— Begin —

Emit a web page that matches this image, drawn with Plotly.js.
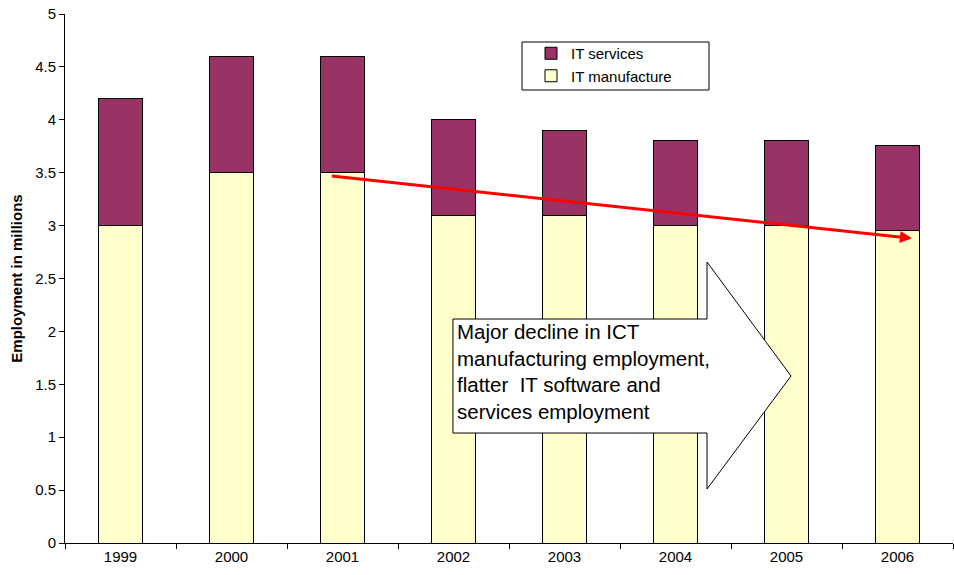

— End —
— Begin —

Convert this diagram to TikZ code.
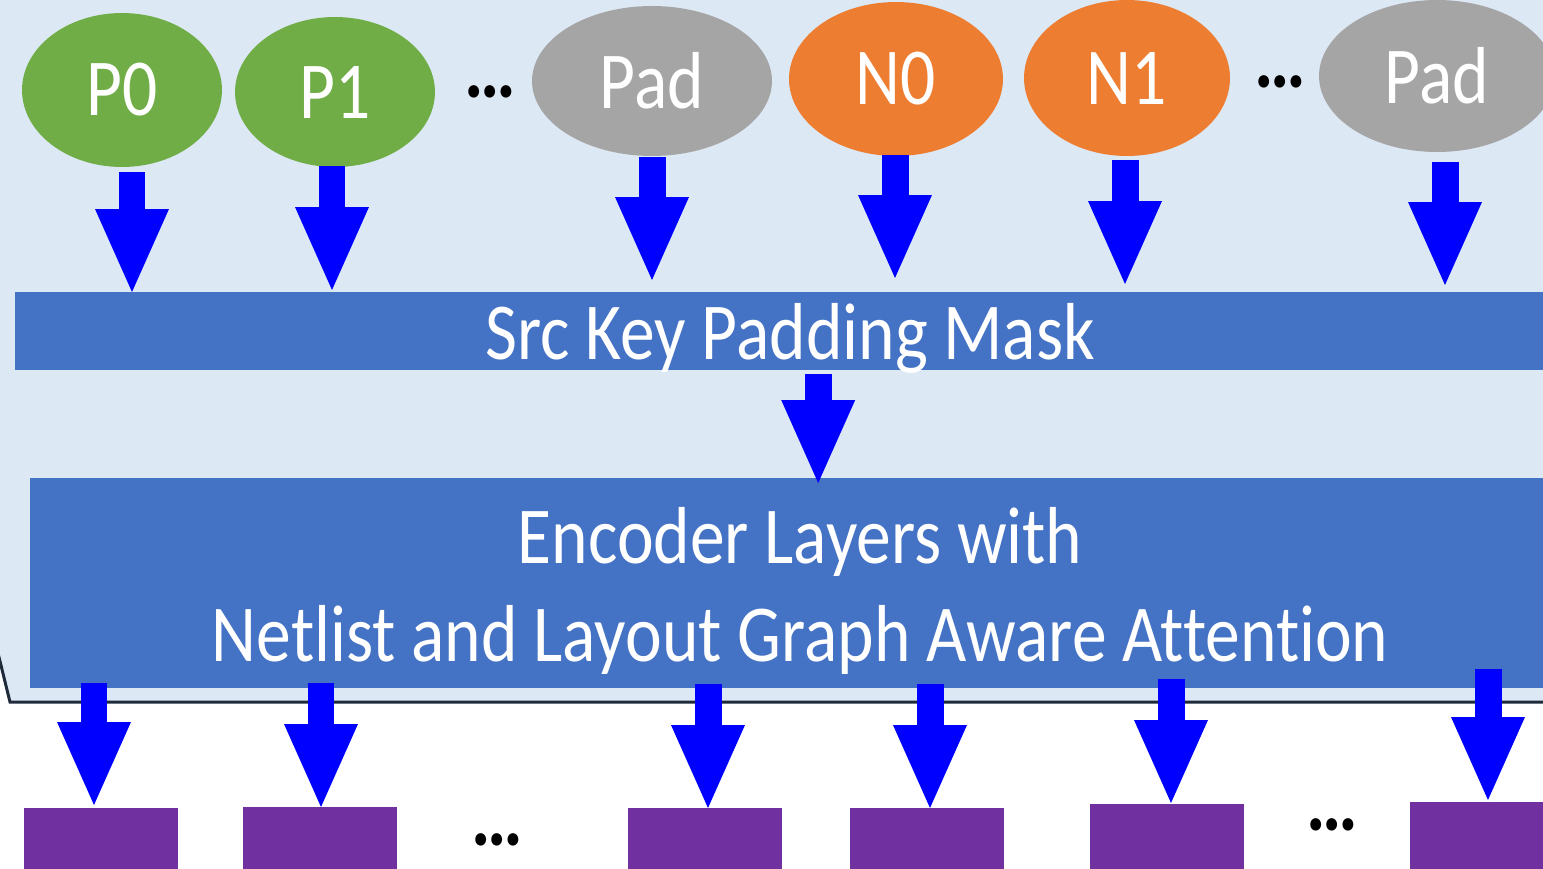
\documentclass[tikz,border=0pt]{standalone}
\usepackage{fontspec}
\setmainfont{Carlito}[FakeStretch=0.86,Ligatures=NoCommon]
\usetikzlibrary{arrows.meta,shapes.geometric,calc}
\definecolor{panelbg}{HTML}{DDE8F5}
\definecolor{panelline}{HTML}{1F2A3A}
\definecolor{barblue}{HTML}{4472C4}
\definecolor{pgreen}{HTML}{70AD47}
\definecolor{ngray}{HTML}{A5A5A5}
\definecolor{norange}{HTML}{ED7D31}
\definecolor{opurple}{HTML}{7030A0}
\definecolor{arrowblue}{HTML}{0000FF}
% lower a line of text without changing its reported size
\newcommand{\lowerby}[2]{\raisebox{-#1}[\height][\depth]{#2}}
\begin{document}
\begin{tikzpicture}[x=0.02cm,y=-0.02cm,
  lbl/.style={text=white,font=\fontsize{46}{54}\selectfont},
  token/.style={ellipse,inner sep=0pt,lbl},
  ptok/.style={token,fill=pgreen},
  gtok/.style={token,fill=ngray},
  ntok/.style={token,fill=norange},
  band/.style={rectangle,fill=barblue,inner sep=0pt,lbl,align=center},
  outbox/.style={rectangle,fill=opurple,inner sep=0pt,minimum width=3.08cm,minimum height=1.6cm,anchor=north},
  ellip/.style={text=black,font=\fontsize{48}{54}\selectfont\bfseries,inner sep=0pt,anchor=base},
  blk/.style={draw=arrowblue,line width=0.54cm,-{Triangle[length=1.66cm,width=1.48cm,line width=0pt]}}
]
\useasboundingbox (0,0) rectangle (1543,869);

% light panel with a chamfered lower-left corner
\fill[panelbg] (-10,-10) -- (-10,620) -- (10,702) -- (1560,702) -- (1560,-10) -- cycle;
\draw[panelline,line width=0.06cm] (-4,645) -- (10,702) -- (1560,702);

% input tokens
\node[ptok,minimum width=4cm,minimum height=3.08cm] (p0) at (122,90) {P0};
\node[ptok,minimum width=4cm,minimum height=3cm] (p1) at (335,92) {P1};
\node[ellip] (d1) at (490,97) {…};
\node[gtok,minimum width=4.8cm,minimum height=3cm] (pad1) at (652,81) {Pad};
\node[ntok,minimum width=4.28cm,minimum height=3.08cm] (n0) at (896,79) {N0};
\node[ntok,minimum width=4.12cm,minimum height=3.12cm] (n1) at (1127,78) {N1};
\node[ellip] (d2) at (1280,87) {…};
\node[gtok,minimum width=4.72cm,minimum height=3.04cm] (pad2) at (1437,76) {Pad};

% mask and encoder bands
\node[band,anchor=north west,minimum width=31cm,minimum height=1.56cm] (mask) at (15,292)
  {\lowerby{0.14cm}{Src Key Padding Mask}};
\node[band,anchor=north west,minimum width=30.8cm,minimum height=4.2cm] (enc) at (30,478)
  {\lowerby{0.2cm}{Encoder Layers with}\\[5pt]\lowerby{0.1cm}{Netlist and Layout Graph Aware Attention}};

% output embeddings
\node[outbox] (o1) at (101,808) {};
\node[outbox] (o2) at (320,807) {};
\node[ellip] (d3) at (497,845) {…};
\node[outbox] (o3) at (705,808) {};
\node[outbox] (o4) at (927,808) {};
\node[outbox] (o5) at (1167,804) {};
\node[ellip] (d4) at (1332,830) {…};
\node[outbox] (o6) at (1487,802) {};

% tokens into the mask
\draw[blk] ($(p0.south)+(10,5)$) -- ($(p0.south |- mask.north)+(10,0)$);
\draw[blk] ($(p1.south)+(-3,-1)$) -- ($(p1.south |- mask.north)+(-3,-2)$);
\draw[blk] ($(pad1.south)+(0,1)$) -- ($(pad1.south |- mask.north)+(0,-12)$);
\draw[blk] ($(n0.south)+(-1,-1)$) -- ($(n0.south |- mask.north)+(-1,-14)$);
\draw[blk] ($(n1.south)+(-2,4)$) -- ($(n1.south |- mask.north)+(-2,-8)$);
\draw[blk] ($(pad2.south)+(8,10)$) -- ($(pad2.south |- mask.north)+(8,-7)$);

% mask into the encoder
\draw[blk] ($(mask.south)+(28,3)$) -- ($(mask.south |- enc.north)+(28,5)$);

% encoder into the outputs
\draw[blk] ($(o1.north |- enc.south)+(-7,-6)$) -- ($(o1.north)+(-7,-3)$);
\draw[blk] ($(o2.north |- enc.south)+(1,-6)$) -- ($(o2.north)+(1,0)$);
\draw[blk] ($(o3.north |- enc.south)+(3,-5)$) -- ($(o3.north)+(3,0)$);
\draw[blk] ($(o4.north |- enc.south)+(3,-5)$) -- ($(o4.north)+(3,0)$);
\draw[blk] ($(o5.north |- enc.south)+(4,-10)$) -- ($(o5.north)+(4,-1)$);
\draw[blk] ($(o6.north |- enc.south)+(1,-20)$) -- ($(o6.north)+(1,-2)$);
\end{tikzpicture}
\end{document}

— End —

#### [Written task]
Go through the listing above and locate each line that holds the word "this". Copy those lines.

#### [Final answer]
Emit a web page that matches this image, drawn with Plotly.js.
Convert this diagram to TikZ code.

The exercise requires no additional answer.